REQUEST: Write out the data below in full. Keep it exact.

** START OF DATA LINES **

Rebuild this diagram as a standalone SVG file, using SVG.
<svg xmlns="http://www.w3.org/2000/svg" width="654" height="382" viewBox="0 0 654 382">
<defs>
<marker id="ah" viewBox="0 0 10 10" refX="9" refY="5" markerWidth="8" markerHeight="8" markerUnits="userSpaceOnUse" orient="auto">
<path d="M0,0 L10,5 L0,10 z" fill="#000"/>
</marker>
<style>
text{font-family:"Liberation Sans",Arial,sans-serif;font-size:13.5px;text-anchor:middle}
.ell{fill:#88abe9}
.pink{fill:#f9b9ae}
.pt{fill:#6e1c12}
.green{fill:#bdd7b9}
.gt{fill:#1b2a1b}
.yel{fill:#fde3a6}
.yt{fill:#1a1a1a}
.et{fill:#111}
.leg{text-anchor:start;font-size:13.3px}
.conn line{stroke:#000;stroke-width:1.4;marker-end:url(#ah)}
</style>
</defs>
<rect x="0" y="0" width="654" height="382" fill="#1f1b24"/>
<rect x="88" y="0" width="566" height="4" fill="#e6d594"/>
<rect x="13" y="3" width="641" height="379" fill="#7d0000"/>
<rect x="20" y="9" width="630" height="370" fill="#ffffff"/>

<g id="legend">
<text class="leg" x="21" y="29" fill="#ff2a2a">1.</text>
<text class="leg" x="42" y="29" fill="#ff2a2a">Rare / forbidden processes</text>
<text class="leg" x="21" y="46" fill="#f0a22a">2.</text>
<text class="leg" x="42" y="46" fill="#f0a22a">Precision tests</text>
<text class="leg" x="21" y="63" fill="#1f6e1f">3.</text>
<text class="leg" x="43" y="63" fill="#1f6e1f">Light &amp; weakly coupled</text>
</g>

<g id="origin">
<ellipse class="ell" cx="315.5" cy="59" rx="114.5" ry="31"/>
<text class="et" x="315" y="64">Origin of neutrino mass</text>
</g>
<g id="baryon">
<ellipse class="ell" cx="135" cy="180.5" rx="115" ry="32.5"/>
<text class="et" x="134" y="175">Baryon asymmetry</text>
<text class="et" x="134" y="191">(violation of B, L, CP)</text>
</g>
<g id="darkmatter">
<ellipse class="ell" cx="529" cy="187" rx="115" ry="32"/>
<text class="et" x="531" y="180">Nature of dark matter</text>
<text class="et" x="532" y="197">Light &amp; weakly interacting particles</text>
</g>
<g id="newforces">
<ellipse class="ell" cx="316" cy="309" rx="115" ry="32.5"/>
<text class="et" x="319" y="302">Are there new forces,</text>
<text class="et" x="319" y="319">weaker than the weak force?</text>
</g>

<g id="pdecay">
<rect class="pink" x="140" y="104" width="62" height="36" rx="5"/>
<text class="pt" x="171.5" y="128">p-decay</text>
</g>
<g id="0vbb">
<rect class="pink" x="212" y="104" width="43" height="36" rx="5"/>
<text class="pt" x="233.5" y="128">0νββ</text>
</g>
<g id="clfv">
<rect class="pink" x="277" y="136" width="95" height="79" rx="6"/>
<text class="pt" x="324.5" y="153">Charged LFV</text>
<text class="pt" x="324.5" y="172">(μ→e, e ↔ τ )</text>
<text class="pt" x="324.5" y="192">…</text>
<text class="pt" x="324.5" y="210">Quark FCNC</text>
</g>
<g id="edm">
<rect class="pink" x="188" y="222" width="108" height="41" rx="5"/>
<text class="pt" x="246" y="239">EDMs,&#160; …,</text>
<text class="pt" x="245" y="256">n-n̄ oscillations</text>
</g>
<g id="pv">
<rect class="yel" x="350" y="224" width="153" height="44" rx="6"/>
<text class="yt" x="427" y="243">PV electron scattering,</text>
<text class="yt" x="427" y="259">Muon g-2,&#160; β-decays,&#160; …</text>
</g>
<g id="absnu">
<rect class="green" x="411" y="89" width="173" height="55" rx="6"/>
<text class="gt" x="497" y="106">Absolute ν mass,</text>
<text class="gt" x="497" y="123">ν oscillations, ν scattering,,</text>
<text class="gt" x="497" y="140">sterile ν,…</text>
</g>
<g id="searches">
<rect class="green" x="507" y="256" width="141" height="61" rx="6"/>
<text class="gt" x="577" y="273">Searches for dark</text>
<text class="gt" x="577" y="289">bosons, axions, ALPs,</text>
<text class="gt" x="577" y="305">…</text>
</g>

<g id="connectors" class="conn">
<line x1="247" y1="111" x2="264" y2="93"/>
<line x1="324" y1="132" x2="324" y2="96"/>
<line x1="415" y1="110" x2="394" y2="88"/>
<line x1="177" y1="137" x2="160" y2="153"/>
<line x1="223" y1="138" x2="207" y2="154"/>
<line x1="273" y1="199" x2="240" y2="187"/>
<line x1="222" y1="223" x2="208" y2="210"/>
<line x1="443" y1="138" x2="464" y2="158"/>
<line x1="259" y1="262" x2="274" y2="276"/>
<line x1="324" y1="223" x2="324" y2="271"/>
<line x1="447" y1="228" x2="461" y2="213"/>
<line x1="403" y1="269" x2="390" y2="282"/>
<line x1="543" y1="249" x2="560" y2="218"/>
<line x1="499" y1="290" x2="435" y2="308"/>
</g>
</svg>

** END OF DATA LINES **

TASK RESPONSE:
Rebuild this diagram as a standalone SVG file, using SVG.
<svg xmlns="http://www.w3.org/2000/svg" width="654" height="382" viewBox="0 0 654 382">
<defs>
<marker id="ah" viewBox="0 0 10 10" refX="9" refY="5" markerWidth="8" markerHeight="8" markerUnits="userSpaceOnUse" orient="auto">
<path d="M0,0 L10,5 L0,10 z" fill="#000"/>
</marker>
<style>
text{font-family:"Liberation Sans",Arial,sans-serif;font-size:13.5px;text-anchor:middle}
.ell{fill:#88abe9}
.pink{fill:#f9b9ae}
.pt{fill:#6e1c12}
.green{fill:#bdd7b9}
.gt{fill:#1b2a1b}
.yel{fill:#fde3a6}
.yt{fill:#1a1a1a}
.et{fill:#111}
.leg{text-anchor:start;font-size:13.3px}
.conn line{stroke:#000;stroke-width:1.4;marker-end:url(#ah)}
</style>
</defs>
<rect x="0" y="0" width="654" height="382" fill="#1f1b24"/>
<rect x="88" y="0" width="566" height="4" fill="#e6d594"/>
<rect x="13" y="3" width="641" height="379" fill="#7d0000"/>
<rect x="20" y="9" width="630" height="370" fill="#ffffff"/>

<g id="legend">
<text class="leg" x="21" y="29" fill="#ff2a2a">1.</text>
<text class="leg" x="42" y="29" fill="#ff2a2a">Rare / forbidden processes</text>
<text class="leg" x="21" y="46" fill="#f0a22a">2.</text>
<text class="leg" x="42" y="46" fill="#f0a22a">Precision tests</text>
<text class="leg" x="21" y="63" fill="#1f6e1f">3.</text>
<text class="leg" x="43" y="63" fill="#1f6e1f">Light &amp; weakly coupled</text>
</g>

<g id="origin">
<ellipse class="ell" cx="315.5" cy="59" rx="114.5" ry="31"/>
<text class="et" x="315" y="64">Origin of neutrino mass</text>
</g>
<g id="baryon">
<ellipse class="ell" cx="135" cy="180.5" rx="115" ry="32.5"/>
<text class="et" x="134" y="175">Baryon asymmetry</text>
<text class="et" x="134" y="191">(violation of B, L, CP)</text>
</g>
<g id="darkmatter">
<ellipse class="ell" cx="529" cy="187" rx="115" ry="32"/>
<text class="et" x="531" y="180">Nature of dark matter</text>
<text class="et" x="532" y="197">Light &amp; weakly interacting particles</text>
</g>
<g id="newforces">
<ellipse class="ell" cx="316" cy="309" rx="115" ry="32.5"/>
<text class="et" x="319" y="302">Are there new forces,</text>
<text class="et" x="319" y="319">weaker than the weak force?</text>
</g>

<g id="pdecay">
<rect class="pink" x="140" y="104" width="62" height="36" rx="5"/>
<text class="pt" x="171.5" y="128">p-decay</text>
</g>
<g id="0vbb">
<rect class="pink" x="212" y="104" width="43" height="36" rx="5"/>
<text class="pt" x="233.5" y="128">0νββ</text>
</g>
<g id="clfv">
<rect class="pink" x="277" y="136" width="95" height="79" rx="6"/>
<text class="pt" x="324.5" y="153">Charged LFV</text>
<text class="pt" x="324.5" y="172">(μ→e, e ↔ τ )</text>
<text class="pt" x="324.5" y="192">…</text>
<text class="pt" x="324.5" y="210">Quark FCNC</text>
</g>
<g id="edm">
<rect class="pink" x="188" y="222" width="108" height="41" rx="5"/>
<text class="pt" x="246" y="239">EDMs,&#160; …,</text>
<text class="pt" x="245" y="256">n-n̄ oscillations</text>
</g>
<g id="pv">
<rect class="yel" x="350" y="224" width="153" height="44" rx="6"/>
<text class="yt" x="427" y="243">PV electron scattering,</text>
<text class="yt" x="427" y="259">Muon g-2,&#160; β-decays,&#160; …</text>
</g>
<g id="absnu">
<rect class="green" x="411" y="89" width="173" height="55" rx="6"/>
<text class="gt" x="497" y="106">Absolute ν mass,</text>
<text class="gt" x="497" y="123">ν oscillations, ν scattering,,</text>
<text class="gt" x="497" y="140">sterile ν,…</text>
</g>
<g id="searches">
<rect class="green" x="507" y="256" width="141" height="61" rx="6"/>
<text class="gt" x="577" y="273">Searches for dark</text>
<text class="gt" x="577" y="289">bosons, axions, ALPs,</text>
<text class="gt" x="577" y="305">…</text>
</g>

<g id="connectors" class="conn">
<line x1="247" y1="111" x2="264" y2="93"/>
<line x1="324" y1="132" x2="324" y2="96"/>
<line x1="415" y1="110" x2="394" y2="88"/>
<line x1="177" y1="137" x2="160" y2="153"/>
<line x1="223" y1="138" x2="207" y2="154"/>
<line x1="273" y1="199" x2="240" y2="187"/>
<line x1="222" y1="223" x2="208" y2="210"/>
<line x1="443" y1="138" x2="464" y2="158"/>
<line x1="259" y1="262" x2="274" y2="276"/>
<line x1="324" y1="223" x2="324" y2="271"/>
<line x1="447" y1="228" x2="461" y2="213"/>
<line x1="403" y1="269" x2="390" y2="282"/>
<line x1="543" y1="249" x2="560" y2="218"/>
<line x1="499" y1="290" x2="435" y2="308"/>
</g>
</svg>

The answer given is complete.